Copy the data that follows exactly. Include no pictures.

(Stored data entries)
** Start **
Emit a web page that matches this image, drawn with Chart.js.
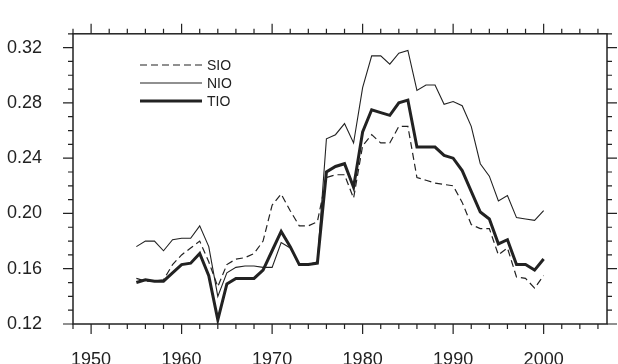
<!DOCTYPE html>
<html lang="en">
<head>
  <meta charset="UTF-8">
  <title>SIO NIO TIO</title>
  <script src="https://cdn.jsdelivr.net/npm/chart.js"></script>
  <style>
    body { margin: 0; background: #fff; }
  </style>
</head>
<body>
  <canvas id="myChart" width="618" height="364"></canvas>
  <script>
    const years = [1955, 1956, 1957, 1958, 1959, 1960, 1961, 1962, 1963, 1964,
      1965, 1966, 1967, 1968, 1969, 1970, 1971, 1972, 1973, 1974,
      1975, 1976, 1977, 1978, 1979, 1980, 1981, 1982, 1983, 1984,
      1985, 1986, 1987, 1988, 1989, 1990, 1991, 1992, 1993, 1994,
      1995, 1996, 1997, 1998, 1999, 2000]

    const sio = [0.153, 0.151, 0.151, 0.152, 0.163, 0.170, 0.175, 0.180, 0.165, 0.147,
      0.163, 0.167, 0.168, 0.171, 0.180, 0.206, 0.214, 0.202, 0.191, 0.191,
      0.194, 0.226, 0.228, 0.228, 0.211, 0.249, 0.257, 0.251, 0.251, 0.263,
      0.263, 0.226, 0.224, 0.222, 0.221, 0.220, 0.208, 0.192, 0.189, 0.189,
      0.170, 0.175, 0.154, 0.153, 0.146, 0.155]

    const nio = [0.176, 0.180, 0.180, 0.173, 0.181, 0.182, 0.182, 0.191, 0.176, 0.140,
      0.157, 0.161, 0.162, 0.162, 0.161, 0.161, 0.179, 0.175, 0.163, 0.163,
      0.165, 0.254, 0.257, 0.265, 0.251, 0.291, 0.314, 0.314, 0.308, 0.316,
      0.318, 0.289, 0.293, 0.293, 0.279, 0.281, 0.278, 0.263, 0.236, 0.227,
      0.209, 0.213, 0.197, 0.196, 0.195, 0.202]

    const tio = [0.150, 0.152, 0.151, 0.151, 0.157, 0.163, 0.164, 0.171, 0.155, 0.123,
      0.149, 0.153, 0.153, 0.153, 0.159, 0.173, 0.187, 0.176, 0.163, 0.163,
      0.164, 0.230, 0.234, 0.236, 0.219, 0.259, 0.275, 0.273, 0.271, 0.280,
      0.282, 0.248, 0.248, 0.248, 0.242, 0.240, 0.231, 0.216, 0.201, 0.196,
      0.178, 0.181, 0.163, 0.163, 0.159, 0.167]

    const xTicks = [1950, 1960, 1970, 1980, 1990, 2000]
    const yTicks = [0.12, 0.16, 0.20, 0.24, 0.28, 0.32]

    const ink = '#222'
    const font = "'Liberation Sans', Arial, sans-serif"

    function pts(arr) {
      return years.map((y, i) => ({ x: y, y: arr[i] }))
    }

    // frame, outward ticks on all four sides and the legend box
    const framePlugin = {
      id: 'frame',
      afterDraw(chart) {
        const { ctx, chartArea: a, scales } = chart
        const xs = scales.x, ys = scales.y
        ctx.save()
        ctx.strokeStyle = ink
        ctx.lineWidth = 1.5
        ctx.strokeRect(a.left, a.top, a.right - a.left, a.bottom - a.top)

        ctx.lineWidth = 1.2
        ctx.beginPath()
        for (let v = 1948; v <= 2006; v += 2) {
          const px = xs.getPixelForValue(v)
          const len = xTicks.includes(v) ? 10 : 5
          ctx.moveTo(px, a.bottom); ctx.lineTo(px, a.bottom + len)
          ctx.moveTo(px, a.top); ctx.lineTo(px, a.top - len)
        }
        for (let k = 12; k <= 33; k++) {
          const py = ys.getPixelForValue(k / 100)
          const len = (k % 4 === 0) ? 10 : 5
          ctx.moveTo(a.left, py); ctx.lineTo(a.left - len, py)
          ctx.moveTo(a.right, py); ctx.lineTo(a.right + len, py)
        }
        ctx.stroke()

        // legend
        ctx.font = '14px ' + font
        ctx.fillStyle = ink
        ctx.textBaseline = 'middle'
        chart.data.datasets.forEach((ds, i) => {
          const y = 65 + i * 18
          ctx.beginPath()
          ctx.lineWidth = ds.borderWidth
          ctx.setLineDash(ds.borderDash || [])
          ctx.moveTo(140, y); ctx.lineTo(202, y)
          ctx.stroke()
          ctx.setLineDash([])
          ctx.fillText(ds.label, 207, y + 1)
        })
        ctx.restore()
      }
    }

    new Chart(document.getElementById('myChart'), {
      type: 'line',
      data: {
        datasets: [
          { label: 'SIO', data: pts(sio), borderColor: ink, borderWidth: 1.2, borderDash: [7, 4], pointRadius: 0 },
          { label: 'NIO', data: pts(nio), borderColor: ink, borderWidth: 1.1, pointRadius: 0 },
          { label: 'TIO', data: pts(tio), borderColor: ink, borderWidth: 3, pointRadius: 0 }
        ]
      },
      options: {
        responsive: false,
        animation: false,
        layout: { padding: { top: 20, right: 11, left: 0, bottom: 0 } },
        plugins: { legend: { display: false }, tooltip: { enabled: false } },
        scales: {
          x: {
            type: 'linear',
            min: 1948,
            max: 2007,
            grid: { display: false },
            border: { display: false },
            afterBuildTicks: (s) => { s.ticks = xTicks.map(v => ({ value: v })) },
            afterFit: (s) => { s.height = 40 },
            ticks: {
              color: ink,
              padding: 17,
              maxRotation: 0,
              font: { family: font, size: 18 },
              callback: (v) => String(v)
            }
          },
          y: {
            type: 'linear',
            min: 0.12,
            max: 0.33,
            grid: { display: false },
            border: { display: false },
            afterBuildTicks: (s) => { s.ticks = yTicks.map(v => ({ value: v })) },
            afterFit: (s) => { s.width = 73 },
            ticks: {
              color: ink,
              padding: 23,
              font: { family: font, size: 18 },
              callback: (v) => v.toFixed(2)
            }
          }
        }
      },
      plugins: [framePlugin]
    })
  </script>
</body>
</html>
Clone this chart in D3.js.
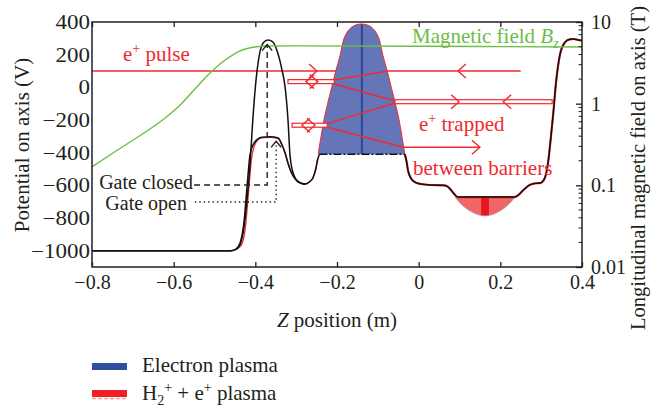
** End **
▸ **Exercise result**
Emit a web page that matches this image, drawn with Chart.js.
<!DOCTYPE html>
<html lang="en">
<head>
  <meta charset="UTF-8">
  <title>SIO NIO TIO</title>
  <script src="https://cdn.jsdelivr.net/npm/chart.js"></script>
  <style>
    body { margin: 0; background: #fff; }
  </style>
</head>
<body>
  <canvas id="myChart" width="618" height="364"></canvas>
  <script>
    const years = [1955, 1956, 1957, 1958, 1959, 1960, 1961, 1962, 1963, 1964,
      1965, 1966, 1967, 1968, 1969, 1970, 1971, 1972, 1973, 1974,
      1975, 1976, 1977, 1978, 1979, 1980, 1981, 1982, 1983, 1984,
      1985, 1986, 1987, 1988, 1989, 1990, 1991, 1992, 1993, 1994,
      1995, 1996, 1997, 1998, 1999, 2000]

    const sio = [0.153, 0.151, 0.151, 0.152, 0.163, 0.170, 0.175, 0.180, 0.165, 0.147,
      0.163, 0.167, 0.168, 0.171, 0.180, 0.206, 0.214, 0.202, 0.191, 0.191,
      0.194, 0.226, 0.228, 0.228, 0.211, 0.249, 0.257, 0.251, 0.251, 0.263,
      0.263, 0.226, 0.224, 0.222, 0.221, 0.220, 0.208, 0.192, 0.189, 0.189,
      0.170, 0.175, 0.154, 0.153, 0.146, 0.155]

    const nio = [0.176, 0.180, 0.180, 0.173, 0.181, 0.182, 0.182, 0.191, 0.176, 0.140,
      0.157, 0.161, 0.162, 0.162, 0.161, 0.161, 0.179, 0.175, 0.163, 0.163,
      0.165, 0.254, 0.257, 0.265, 0.251, 0.291, 0.314, 0.314, 0.308, 0.316,
      0.318, 0.289, 0.293, 0.293, 0.279, 0.281, 0.278, 0.263, 0.236, 0.227,
      0.209, 0.213, 0.197, 0.196, 0.195, 0.202]

    const tio = [0.150, 0.152, 0.151, 0.151, 0.157, 0.163, 0.164, 0.171, 0.155, 0.123,
      0.149, 0.153, 0.153, 0.153, 0.159, 0.173, 0.187, 0.176, 0.163, 0.163,
      0.164, 0.230, 0.234, 0.236, 0.219, 0.259, 0.275, 0.273, 0.271, 0.280,
      0.282, 0.248, 0.248, 0.248, 0.242, 0.240, 0.231, 0.216, 0.201, 0.196,
      0.178, 0.181, 0.163, 0.163, 0.159, 0.167]

    const xTicks = [1950, 1960, 1970, 1980, 1990, 2000]
    const yTicks = [0.12, 0.16, 0.20, 0.24, 0.28, 0.32]

    const ink = '#222'
    const font = "'Liberation Sans', Arial, sans-serif"

    function pts(arr) {
      return years.map((y, i) => ({ x: y, y: arr[i] }))
    }

    // frame, outward ticks on all four sides and the legend box
    const framePlugin = {
      id: 'frame',
      afterDraw(chart) {
        const { ctx, chartArea: a, scales } = chart
        const xs = scales.x, ys = scales.y
        ctx.save()
        ctx.strokeStyle = ink
        ctx.lineWidth = 1.5
        ctx.strokeRect(a.left, a.top, a.right - a.left, a.bottom - a.top)

        ctx.lineWidth = 1.2
        ctx.beginPath()
        for (let v = 1948; v <= 2006; v += 2) {
          const px = xs.getPixelForValue(v)
          const len = xTicks.includes(v) ? 10 : 5
          ctx.moveTo(px, a.bottom); ctx.lineTo(px, a.bottom + len)
          ctx.moveTo(px, a.top); ctx.lineTo(px, a.top - len)
        }
        for (let k = 12; k <= 33; k++) {
          const py = ys.getPixelForValue(k / 100)
          const len = (k % 4 === 0) ? 10 : 5
          ctx.moveTo(a.left, py); ctx.lineTo(a.left - len, py)
          ctx.moveTo(a.right, py); ctx.lineTo(a.right + len, py)
        }
        ctx.stroke()

        // legend
        ctx.font = '14px ' + font
        ctx.fillStyle = ink
        ctx.textBaseline = 'middle'
        chart.data.datasets.forEach((ds, i) => {
          const y = 65 + i * 18
          ctx.beginPath()
          ctx.lineWidth = ds.borderWidth
          ctx.setLineDash(ds.borderDash || [])
          ctx.moveTo(140, y); ctx.lineTo(202, y)
          ctx.stroke()
          ctx.setLineDash([])
          ctx.fillText(ds.label, 207, y + 1)
        })
        ctx.restore()
      }
    }

    new Chart(document.getElementById('myChart'), {
      type: 'line',
      data: {
        datasets: [
          { label: 'SIO', data: pts(sio), borderColor: ink, borderWidth: 1.2, borderDash: [7, 4], pointRadius: 0 },
          { label: 'NIO', data: pts(nio), borderColor: ink, borderWidth: 1.1, pointRadius: 0 },
          { label: 'TIO', data: pts(tio), borderColor: ink, borderWidth: 3, pointRadius: 0 }
        ]
      },
      options: {
        responsive: false,
        animation: false,
        layout: { padding: { top: 20, right: 11, left: 0, bottom: 0 } },
        plugins: { legend: { display: false }, tooltip: { enabled: false } },
        scales: {
          x: {
            type: 'linear',
            min: 1948,
            max: 2007,
            grid: { display: false },
            border: { display: false },
            afterBuildTicks: (s) => { s.ticks = xTicks.map(v => ({ value: v })) },
            afterFit: (s) => { s.height = 40 },
            ticks: {
              color: ink,
              padding: 17,
              maxRotation: 0,
              font: { family: font, size: 18 },
              callback: (v) => String(v)
            }
          },
          y: {
            type: 'linear',
            min: 0.12,
            max: 0.33,
            grid: { display: false },
            border: { display: false },
            afterBuildTicks: (s) => { s.ticks = yTicks.map(v => ({ value: v })) },
            afterFit: (s) => { s.width = 73 },
            ticks: {
              color: ink,
              padding: 23,
              font: { family: font, size: 18 },
              callback: (v) => v.toFixed(2)
            }
          }
        }
      },
      plugins: [framePlugin]
    })
  </script>
</body>
</html>
Clone this chart in D3.js.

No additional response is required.